> Aim of the task: Begin at the first line below and copy each line exactly, ending with the line where "a_err = [700, 900, 3200, 2500, 1000, 1000, 200]" appears.

> Source excerpt:
^^^^^^^^

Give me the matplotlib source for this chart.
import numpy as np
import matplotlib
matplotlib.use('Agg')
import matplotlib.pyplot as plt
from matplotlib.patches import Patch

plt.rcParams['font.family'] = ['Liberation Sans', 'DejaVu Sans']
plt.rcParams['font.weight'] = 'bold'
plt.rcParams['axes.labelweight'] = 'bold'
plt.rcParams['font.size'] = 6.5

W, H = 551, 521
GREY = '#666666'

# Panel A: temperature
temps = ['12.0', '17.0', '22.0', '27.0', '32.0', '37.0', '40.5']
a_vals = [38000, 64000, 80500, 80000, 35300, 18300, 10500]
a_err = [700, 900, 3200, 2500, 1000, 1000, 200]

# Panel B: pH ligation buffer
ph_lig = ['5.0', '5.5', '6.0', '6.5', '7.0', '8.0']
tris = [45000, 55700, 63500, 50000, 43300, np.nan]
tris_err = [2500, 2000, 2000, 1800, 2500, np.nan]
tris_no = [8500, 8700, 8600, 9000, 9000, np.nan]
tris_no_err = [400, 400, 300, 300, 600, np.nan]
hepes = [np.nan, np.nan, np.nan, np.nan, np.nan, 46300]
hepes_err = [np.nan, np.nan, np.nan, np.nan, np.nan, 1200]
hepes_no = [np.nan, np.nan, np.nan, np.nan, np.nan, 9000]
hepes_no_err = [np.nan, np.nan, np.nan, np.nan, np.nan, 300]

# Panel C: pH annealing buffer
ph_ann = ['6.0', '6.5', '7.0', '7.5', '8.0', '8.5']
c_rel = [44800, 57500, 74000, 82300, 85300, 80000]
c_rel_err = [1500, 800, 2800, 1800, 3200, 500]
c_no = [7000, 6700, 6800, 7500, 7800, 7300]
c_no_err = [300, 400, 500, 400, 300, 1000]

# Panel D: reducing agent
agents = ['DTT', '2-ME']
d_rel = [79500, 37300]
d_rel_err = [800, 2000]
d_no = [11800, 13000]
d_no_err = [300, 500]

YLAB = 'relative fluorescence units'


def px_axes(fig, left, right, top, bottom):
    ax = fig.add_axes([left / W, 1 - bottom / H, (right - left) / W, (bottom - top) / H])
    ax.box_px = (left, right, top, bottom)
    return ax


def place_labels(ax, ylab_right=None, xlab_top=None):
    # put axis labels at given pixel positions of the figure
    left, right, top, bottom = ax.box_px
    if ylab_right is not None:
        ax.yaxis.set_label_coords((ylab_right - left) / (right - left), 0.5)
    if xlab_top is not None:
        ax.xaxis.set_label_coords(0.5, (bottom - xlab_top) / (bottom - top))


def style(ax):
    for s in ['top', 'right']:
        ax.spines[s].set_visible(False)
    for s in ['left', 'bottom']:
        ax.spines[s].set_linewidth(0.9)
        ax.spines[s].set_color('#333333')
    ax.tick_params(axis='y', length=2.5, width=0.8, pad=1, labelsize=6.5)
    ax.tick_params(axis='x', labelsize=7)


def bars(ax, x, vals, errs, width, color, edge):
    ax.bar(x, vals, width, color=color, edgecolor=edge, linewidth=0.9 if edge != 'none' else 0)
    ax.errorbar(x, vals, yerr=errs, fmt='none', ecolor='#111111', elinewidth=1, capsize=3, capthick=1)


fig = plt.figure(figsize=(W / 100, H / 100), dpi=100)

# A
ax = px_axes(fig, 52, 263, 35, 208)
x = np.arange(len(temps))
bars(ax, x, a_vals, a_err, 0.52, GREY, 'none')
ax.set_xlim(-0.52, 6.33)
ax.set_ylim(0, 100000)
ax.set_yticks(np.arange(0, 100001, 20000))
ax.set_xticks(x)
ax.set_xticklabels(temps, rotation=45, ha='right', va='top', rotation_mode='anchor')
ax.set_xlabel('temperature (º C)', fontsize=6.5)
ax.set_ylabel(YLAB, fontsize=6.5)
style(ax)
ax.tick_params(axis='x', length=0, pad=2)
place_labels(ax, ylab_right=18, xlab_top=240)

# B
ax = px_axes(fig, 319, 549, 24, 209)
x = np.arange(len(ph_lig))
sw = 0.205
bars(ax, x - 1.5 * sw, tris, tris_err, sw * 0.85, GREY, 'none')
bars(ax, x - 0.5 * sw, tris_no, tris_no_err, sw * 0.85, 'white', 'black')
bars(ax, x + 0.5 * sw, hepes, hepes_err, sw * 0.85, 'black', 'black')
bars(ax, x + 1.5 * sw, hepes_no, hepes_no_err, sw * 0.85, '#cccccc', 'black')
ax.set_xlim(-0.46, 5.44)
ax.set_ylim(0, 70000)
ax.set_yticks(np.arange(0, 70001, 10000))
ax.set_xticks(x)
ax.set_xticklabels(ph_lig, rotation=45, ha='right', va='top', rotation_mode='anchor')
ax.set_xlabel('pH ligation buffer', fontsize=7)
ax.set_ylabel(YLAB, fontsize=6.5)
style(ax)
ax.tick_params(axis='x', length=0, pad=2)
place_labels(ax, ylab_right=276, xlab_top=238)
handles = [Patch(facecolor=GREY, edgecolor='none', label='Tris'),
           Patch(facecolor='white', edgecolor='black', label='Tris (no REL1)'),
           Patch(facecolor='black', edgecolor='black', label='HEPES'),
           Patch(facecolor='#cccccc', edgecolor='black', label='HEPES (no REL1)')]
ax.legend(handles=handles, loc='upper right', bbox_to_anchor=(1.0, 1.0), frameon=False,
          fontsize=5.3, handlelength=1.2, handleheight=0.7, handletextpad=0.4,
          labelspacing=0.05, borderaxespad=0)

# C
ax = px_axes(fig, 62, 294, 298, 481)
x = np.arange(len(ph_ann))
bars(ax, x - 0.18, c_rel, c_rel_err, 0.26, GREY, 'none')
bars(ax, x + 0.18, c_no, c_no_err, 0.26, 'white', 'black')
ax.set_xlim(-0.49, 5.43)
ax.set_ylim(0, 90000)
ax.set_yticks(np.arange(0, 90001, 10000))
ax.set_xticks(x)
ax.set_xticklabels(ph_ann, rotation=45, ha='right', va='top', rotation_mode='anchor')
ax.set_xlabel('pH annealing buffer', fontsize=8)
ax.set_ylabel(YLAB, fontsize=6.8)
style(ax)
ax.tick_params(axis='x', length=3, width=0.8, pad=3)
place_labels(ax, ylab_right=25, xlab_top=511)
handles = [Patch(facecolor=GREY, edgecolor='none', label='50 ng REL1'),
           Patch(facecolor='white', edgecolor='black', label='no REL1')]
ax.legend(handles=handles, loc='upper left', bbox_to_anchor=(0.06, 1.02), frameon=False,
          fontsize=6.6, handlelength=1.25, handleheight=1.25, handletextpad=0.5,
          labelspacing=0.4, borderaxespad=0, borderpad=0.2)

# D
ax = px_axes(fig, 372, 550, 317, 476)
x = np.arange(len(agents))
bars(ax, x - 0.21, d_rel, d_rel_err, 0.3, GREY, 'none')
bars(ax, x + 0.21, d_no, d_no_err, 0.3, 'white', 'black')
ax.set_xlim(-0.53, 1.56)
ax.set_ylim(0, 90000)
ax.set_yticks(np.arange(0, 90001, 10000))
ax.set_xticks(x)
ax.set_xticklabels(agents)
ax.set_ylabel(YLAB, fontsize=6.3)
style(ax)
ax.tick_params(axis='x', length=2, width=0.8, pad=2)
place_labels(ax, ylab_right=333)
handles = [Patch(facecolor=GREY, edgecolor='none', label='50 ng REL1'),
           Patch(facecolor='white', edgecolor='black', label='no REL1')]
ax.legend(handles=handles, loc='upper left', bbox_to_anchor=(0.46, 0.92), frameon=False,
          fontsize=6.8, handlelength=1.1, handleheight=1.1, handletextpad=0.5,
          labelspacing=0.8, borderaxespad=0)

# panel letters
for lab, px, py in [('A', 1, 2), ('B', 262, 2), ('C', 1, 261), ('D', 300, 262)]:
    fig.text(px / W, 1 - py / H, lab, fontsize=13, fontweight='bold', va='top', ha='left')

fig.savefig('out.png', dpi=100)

^^^^^^^^

> Worked answer:
Give me the matplotlib source for this chart.
import numpy as np
import matplotlib
matplotlib.use('Agg')
import matplotlib.pyplot as plt
from matplotlib.patches import Patch

plt.rcParams['font.family'] = ['Liberation Sans', 'DejaVu Sans']
plt.rcParams['font.weight'] = 'bold'
plt.rcParams['axes.labelweight'] = 'bold'
plt.rcParams['font.size'] = 6.5

W, H = 551, 521
GREY = '#666666'

# Panel A: temperature
temps = ['12.0', '17.0', '22.0', '27.0', '32.0', '37.0', '40.5']
a_vals = [38000, 64000, 80500, 80000, 35300, 18300, 10500]
a_err = [700, 900, 3200, 2500, 1000, 1000, 200]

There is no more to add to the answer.